The Fosters, a hard-working middle aged couple from suburban New Jersey, try to reignite their marriage with a special date night at a fashionable Manhattan restaurant.

Without a reservation they have no chance of getting a table but in a moment of madness they pretend to be the Tripplehorns who have not turned up for theirs. The Fosters are loving their dinner when two heavies appear demanding a word out in the alley (note to Hollywood screenwriters: there are no alleys in Manhattan). Suddenly the Fosters are caught in a Hitchcock-style mistaken-identity plot, for the Tripplehorns are in trouble with both the mob and the cops.

Two things are particularly refreshing about Date Night. One is its brevity: the filmmakers somehow pack in two hours worth of action and jokes into 88 minutes.

The other is the way it parts company with so many recent comedies, romantic and otherwise, by presenting a couple who squabble but who clearly like each other; they may be bored or dissatisfied but they still make each other laugh.

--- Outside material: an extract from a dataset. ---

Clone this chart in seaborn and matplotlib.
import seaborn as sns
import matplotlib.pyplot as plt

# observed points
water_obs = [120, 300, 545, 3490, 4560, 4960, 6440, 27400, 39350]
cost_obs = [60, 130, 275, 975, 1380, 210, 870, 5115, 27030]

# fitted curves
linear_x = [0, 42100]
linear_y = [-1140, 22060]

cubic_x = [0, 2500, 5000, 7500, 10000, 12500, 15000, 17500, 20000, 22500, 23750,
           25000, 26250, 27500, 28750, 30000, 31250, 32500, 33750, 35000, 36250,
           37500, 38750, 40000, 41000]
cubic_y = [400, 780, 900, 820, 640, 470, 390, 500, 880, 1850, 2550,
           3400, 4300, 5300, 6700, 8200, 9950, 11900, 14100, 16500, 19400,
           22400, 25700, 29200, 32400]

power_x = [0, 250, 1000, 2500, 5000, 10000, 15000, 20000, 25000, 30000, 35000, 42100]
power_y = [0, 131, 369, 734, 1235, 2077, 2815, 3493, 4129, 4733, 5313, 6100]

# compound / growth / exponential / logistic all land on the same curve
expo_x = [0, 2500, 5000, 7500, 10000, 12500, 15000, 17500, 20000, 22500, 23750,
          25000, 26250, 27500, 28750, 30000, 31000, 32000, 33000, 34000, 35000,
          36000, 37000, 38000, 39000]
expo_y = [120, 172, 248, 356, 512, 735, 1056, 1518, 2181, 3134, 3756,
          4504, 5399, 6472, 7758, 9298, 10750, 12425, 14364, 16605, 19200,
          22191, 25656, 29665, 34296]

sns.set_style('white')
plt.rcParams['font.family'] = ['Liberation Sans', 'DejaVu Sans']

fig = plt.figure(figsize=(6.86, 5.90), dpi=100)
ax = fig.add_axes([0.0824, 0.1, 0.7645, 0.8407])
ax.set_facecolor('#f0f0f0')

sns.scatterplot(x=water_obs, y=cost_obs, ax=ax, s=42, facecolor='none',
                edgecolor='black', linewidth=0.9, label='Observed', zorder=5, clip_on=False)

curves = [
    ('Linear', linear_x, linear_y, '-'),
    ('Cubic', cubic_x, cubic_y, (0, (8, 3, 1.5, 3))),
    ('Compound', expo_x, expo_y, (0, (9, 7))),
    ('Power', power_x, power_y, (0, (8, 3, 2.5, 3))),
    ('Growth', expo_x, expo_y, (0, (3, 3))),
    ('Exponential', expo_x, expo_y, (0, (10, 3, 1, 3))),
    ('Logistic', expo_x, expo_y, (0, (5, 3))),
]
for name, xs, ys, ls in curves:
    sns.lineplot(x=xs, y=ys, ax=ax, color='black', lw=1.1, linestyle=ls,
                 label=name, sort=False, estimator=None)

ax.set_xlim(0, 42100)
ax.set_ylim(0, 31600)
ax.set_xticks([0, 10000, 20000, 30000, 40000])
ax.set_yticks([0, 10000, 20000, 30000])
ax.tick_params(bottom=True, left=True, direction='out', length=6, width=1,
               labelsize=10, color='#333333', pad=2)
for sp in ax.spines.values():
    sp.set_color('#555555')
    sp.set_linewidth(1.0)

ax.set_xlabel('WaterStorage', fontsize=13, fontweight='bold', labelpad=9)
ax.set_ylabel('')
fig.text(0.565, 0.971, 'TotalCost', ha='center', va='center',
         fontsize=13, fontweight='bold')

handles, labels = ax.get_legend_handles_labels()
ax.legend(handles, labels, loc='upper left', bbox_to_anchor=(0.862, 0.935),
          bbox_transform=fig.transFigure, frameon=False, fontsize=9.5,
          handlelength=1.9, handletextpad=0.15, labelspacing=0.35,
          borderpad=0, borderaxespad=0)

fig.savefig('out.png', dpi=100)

The supporting characters are also unusually likeable - a reflection of the unfashionably un-misanthropic sensibility of director Shawn (Night at the Museum) Levy. These include Mark Wahlberg's hunky security consultant (with a sexually frightening Israeli girlfriend), James Franco and Russian-Jewish starlet Mila Kunis as tattooed outlaws, and villains played by William Fichtner and Ray Liotta.